Texas’ independence is a source of pride within the state, with numerous high-profile politicians touting the move to a free market as a means to provide people with cheap power throughout the state. George W. Bush (former Texas governor) argued that the competition would reduce cost and broaden the market, giving customers more choice. According to the Texas Tribune, former Texas Gov. Rick Perry was reported to have said that the “current disaster was worth it if it keeps rates low and federal regulators from requiring changes to the system.” It should be alarming for us to hear this from a former governor. But this further illuminates how profit margins and limiting governmental reach comes before the livelihoods and safety of residents.
Compared to other regions that have stronger customer protections and have annual planning reports to show that they are adequately prepared for demand, Texas’ regulations do not mandate such protections or transparency. Instead, utility companies and energy providers are given more leniency within Texas and hold greater influence in terms of legislation and policy. Energy companies are not required to provide power during times of emergency, which creates no incentive and is compounded by the lack of real repercussions. This lack of preparation applies both to extreme cold weather and heatwaves, the latter of which is not rare in Texas. Further, instances of pushback from the largest energy providers have reportedly also obstructed several pieces of legislation from passing. The level of unpreparedness and general negligence highlights the inherent problem with a free market. Yes, this process has provided cheap electricity and power for the people of Texas, but has the cost been worth it?
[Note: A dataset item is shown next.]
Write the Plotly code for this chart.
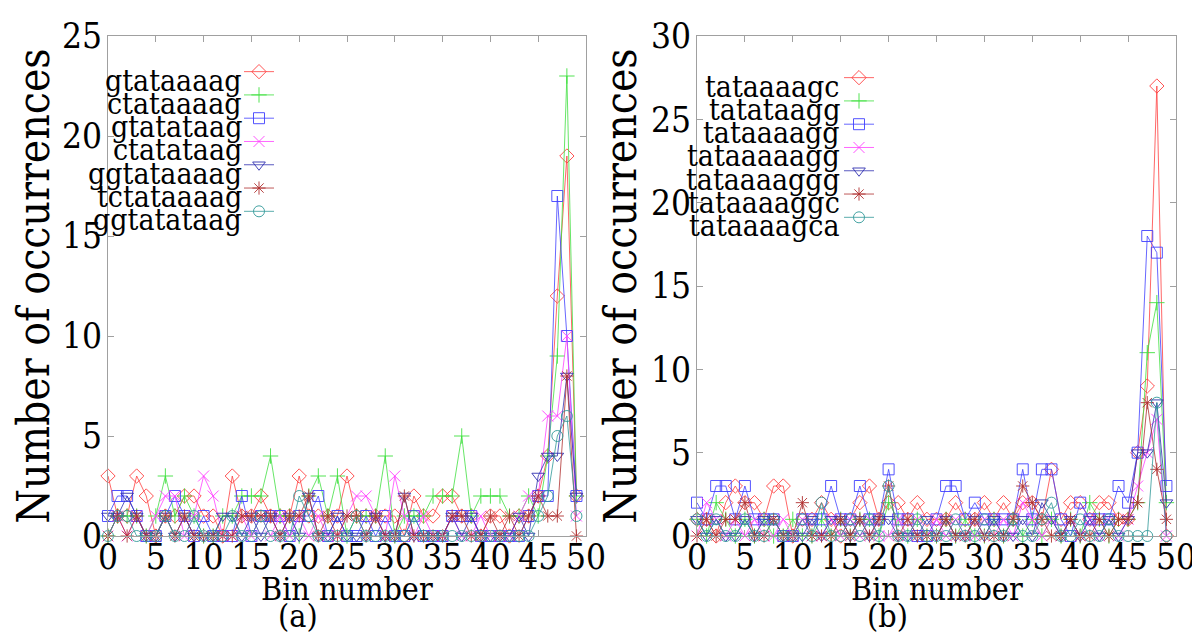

Warning Bells for Climate Change
Typically, freezing air from the Arctic swirls over the North Pole a couple of miles above the Earth’s surface. Due to the steady rise of global temperatures and increasingly unpredictable weather patterns, we’re seeing more of this cold arctic air creating unpredictable weather Southbound. What this means is that what happened in Texas is no longer an irregularity. This will only keep happening in Texas and in other parts of the world that might not be ready for such extreme weather.
Several winter storms have rocked Texas in the past 20 years; each time, the severity and the outcomes become more dire, but we see even less action from politicians and energy utility companies. In 2014, another winter storm caused a major push for integrating cold weather preparedness into energy infrastructure. Although there was a call for action, no official policy was ever instated. Those empty promises are even more apparent now.
Communities Most Impacted
People of color and low-income communities are already disproportionately affected by climate change. These marginalized communities are more likely to experience higher pollution rates and are afforded fewer resources and protections when extreme weather events occur. What happened in Texas last month showcases the need for stricter regulation as the effects of the storm were felt unevenly. Due to the lack of adequate funding of infrastructure within minority communities, the storm’s effects left many in these areas without power and water for longer amounts of time. Without proper assistance, many lacked the financial resources and opportunities to seek refuge elsewhere (I’m looking at you, Ted Cruz).
The Need For Stronger Protections
The case of Texas should sound the alarm. As weather and climate become more turbulent, we must address changing weather patterns and mediate their effects. Texas also demonstrates how deregulation and inadequate preparation for cold temperatures made the outcomes of the storm that much worse, especially within marginalized communities. The need for Texas to update its power regulations is apparent. Energy is an integral part of public health and safety, as well as the environment. Future energy policy must reflect the community’s needs while still being flexible enough to adapt to the increasingly unpredictable climate ahead.
Notably, we must advocate for Texas to rejoin the national grid. It will ensure that access to power during times of emergency is possible and ensure that people’s safety is a higher priority in Texas energy policy. Additionally, climate disasters will only worsen all over the United States, and Texas will be a key player in protecting the future of the U.S. through cooperation and solidarity. Lastly, we must focus on the people we elect into office. The 2022 midterm elections are already coming up. The election will be an opportunity for individuals and communities to push for candidates that will ensure environmental protection. The winter storm highlighted how unaccountable many of our elected officials are. From Gov. Abbott blaming renewable energy for the blackouts to Ted Cruz going on a trip to Mexico, it’s apparent that not all our politicians have the best interest of Texans at heart.